What to work on: Reproduce the listing below exactly. Pictures do not belong in the copy.

· · · ·

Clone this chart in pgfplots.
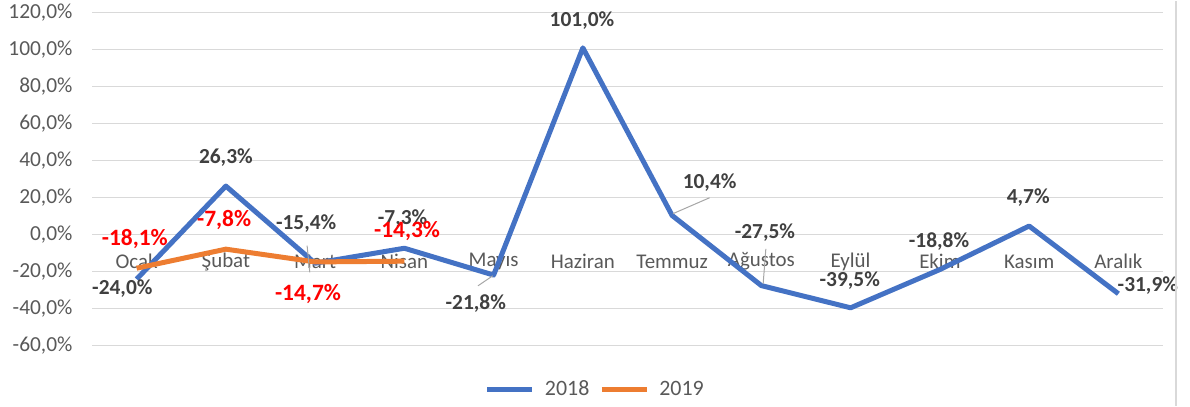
\documentclass[border=0pt]{standalone}
\usepackage{pgfplots}
\pgfplotsset{compat=1.18}
\usepackage{fontspec}
\setmainfont{Carlito}
\definecolor{s2018}{HTML}{4472C4}
\definecolor{s2019}{HTML}{ED7D31}
\definecolor{gridc}{HTML}{D9D9D9}
\definecolor{tickc}{HTML}{595959}
\definecolor{lblc}{HTML}{404040}

\begin{document}
\begin{tikzpicture}
\begin{axis}[
  scale only axis, width=1071bp, height=333bp,
  xmin=-0.5, xmax=11.5, ymin=-60, ymax=120,
  xtick={0,...,11},
  xticklabels={Ocak,Şubat,Mart,Nisan,Mayıs,Haziran,Temmuz,Ağustos,Eylül,Ekim,Kasım,Aralık},
  ytick={-60,-40,...,120},
  yticklabels={-60{,}0\%,-40{,}0\%,-20{,}0\%,0{,}0\%,20{,}0\%,40{,}0\%,60{,}0\%,80{,}0\%,100{,}0\%,120{,}0\%},
  x tick label style={font=\fontsize{21}{24}\selectfont, text=tickc, anchor=center, yshift=84bp},
  y tick label style={font=\fontsize{21.5}{26}\selectfont, text=tickc, xshift=-16bp},
  major tick length=0pt,
  axis line style={draw=none},
  ymajorgrids, grid style={gridc, line width=1.3bp},
  legend style={draw=none, at={(0.47,-0.13)}, anchor=center, legend columns=2,
    font=\fontsize{22}{26}\selectfont, text=tickc, column sep=8bp},
  legend image code/.code={\draw[#1] (0bp,0bp) -- (45bp,0bp);},
  every axis plot/.append style={line width=5bp, line join=round, mark=none},
  clip=false,
]
\addplot[s2018] coordinates {
  (0,-24.0) (1,26.3) (2,-15.4) (3,-7.3) (4,-21.8) (5,101.0)
  (6,10.4) (7,-27.5) (8,-39.5) (9,-18.8) (10,4.7) (11,-31.9)};
\addlegendentry{2018}
\addplot[s2019] coordinates {(0,-18.1) (1,-7.8) (2,-14.7) (3,-14.3)};
\addlegendentry{2019}

% leader lines
\draw[gray!70, line width=1bp] (axis cs:1.91,-5.9) -- (axis cs:1.94,-20.3);
\draw[gray!70, line width=1bp] (axis cs:3.825,-27.6) -- (axis cs:3.99,-22.2);
\draw[gray!70, line width=1bp] (axis cs:6.01,11.4) -- (axis cs:6.42,20);
\draw[gray!70, line width=1bp] (axis cs:7.05,-7.6) -- (axis cs:7.02,-26.5);

% data labels 2018
\tikzset{lb/.style={font=\bfseries\fontsize{21.5}{24}\selectfont, text=lblc, inner sep=0pt},
         lr/.style={font=\bfseries\fontsize{23.5}{26}\selectfont, text=red, inner sep=0pt}}
\node[lb] at (axis cs:-0.16,-29.2) {-24,0\%};
\node[lb] at (axis cs:1.0,41.6) {26,3\%};
\node[lb] at (axis cs:1.9,6.0) {-15,4\%};
\node[lb] at (axis cs:2.98,8.6) {-7,3\%};
\node[lb] at (axis cs:3.8,-37.4) {-21,8\%};
\node[lb] at (axis cs:4.99,116) {101,0\%};
\node[lb] at (axis cs:6.42,28.1) {10,4\%};
\node[lb] at (axis cs:7.04,1.1) {-27,5\%};
\node[lb] at (axis cs:7.99,-24.6) {-39,5\%};
\node[lb] at (axis cs:8.99,-3.8) {-18,8\%};
\node[lb] at (axis cs:9.99,20) {4,7\%};
\node[lb] at (axis cs:11.33,-27.6) {-31,9\%};
% data labels 2019
\node[lr] at (axis cs:-0.02,-2.2) {-18,1\%};
\node[lr] at (axis cs:0.98,8.1) {-7,8\%};
\node[lr] at (axis cs:1.92,-32) {-14,7\%};
\node[lr] at (axis cs:3.03,2.2) {-14,3\%};

\coordinate (bl) at (rel axis cs:-0.0859,-0.1802);
\coordinate (tr) at (rel axis cs:1.0252,1.036);
\draw[gridc, line width=1.5bp] (rel axis cs:1.0121,-0.1802) -- (rel axis cs:1.0121,1.036);
\end{axis}
\useasboundingbox (bl) rectangle (tr);
\end{tikzpicture}
\end{document}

· · · ·

Response to this exercise:
Clone this chart in pgfplots.
\documentclass[border=0pt]{standalone}
\usepackage{pgfplots}
\pgfplotsset{compat=1.18}
\usepackage{fontspec}
\setmainfont{Carlito}
\definecolor{s2018}{HTML}{4472C4}
\definecolor{s2019}{HTML}{ED7D31}
\definecolor{gridc}{HTML}{D9D9D9}
\definecolor{tickc}{HTML}{595959}
\definecolor{lblc}{HTML}{404040}

\begin{document}
\begin{tikzpicture}
\begin{axis}[
  scale only axis, width=1071bp, height=333bp,
  xmin=-0.5, xmax=11.5, ymin=-60, ymax=120,
  xtick={0,...,11},
  xticklabels={Ocak,Şubat,Mart,Nisan,Mayıs,Haziran,Temmuz,Ağustos,Eylül,Ekim,Kasım,Aralık},
  ytick={-60,-40,...,120},
  yticklabels={-60{,}0\%,-40{,}0\%,-20{,}0\%,0{,}0\%,20{,}0\%,40{,}0\%,60{,}0\%,80{,}0\%,100{,}0\%,120{,}0\%},
  x tick label style={font=\fontsize{21}{24}\selectfont, text=tickc, anchor=center, yshift=84bp},
  y tick label style={font=\fontsize{21.5}{26}\selectfont, text=tickc, xshift=-16bp},
  major tick length=0pt,
  axis line style={draw=none},
  ymajorgrids, grid style={gridc, line width=1.3bp},
  legend style={draw=none, at={(0.47,-0.13)}, anchor=center, legend columns=2,
    font=\fontsize{22}{26}\selectfont, text=tickc, column sep=8bp},
  legend image code/.code={\draw[#1] (0bp,0bp) -- (45bp,0bp);},
  every axis plot/.append style={line width=5bp, line join=round, mark=none},
  clip=false,
]
\addplot[s2018] coordinates {
  (0,-24.0) (1,26.3) (2,-15.4) (3,-7.3) (4,-21.8) (5,101.0)
  (6,10.4) (7,-27.5) (8,-39.5) (9,-18.8) (10,4.7) (11,-31.9)};
\addlegendentry{2018}
\addplot[s2019] coordinates {(0,-18.1) (1,-7.8) (2,-14.7) (3,-14.3)};
\addlegendentry{2019}

% leader lines
\draw[gray!70, line width=1bp] (axis cs:1.91,-5.9) -- (axis cs:1.94,-20.3);
\draw[gray!70, line width=1bp] (axis cs:3.825,-27.6) -- (axis cs:3.99,-22.2);
\draw[gray!70, line width=1bp] (axis cs:6.01,11.4) -- (axis cs:6.42,20);
\draw[gray!70, line width=1bp] (axis cs:7.05,-7.6) -- (axis cs:7.02,-26.5);

% data labels 2018
\tikzset{lb/.style={font=\bfseries\fontsize{21.5}{24}\selectfont, text=lblc, inner sep=0pt},
         lr/.style={font=\bfseries\fontsize{23.5}{26}\selectfont, text=red, inner sep=0pt}}
\node[lb] at (axis cs:-0.16,-29.2) {-24,0\%};
\node[lb] at (axis cs:1.0,41.6) {26,3\%};
\node[lb] at (axis cs:1.9,6.0) {-15,4\%};
\node[lb] at (axis cs:2.98,8.6) {-7,3\%};
\node[lb] at (axis cs:3.8,-37.4) {-21,8\%};
\node[lb] at (axis cs:4.99,116) {101,0\%};
\node[lb] at (axis cs:6.42,28.1) {10,4\%};
\node[lb] at (axis cs:7.04,1.1) {-27,5\%};
\node[lb] at (axis cs:7.99,-24.6) {-39,5\%};
\node[lb] at (axis cs:8.99,-3.8) {-18,8\%};
\node[lb] at (axis cs:9.99,20) {4,7\%};
\node[lb] at (axis cs:11.33,-27.6) {-31,9\%};
% data labels 2019
\node[lr] at (axis cs:-0.02,-2.2) {-18,1\%};
\node[lr] at (axis cs:0.98,8.1) {-7,8\%};
\node[lr] at (axis cs:1.92,-32) {-14,7\%};
\node[lr] at (axis cs:3.03,2.2) {-14,3\%};

\coordinate (bl) at (rel axis cs:-0.0859,-0.1802);
\coordinate (tr) at (rel axis cs:1.0252,1.036);
\draw[gridc, line width=1.5bp] (rel axis cs:1.0121,-0.1802) -- (rel axis cs:1.0121,1.036);
\end{axis}
\useasboundingbox (bl) rectangle (tr);
\end{tikzpicture}
\end{document}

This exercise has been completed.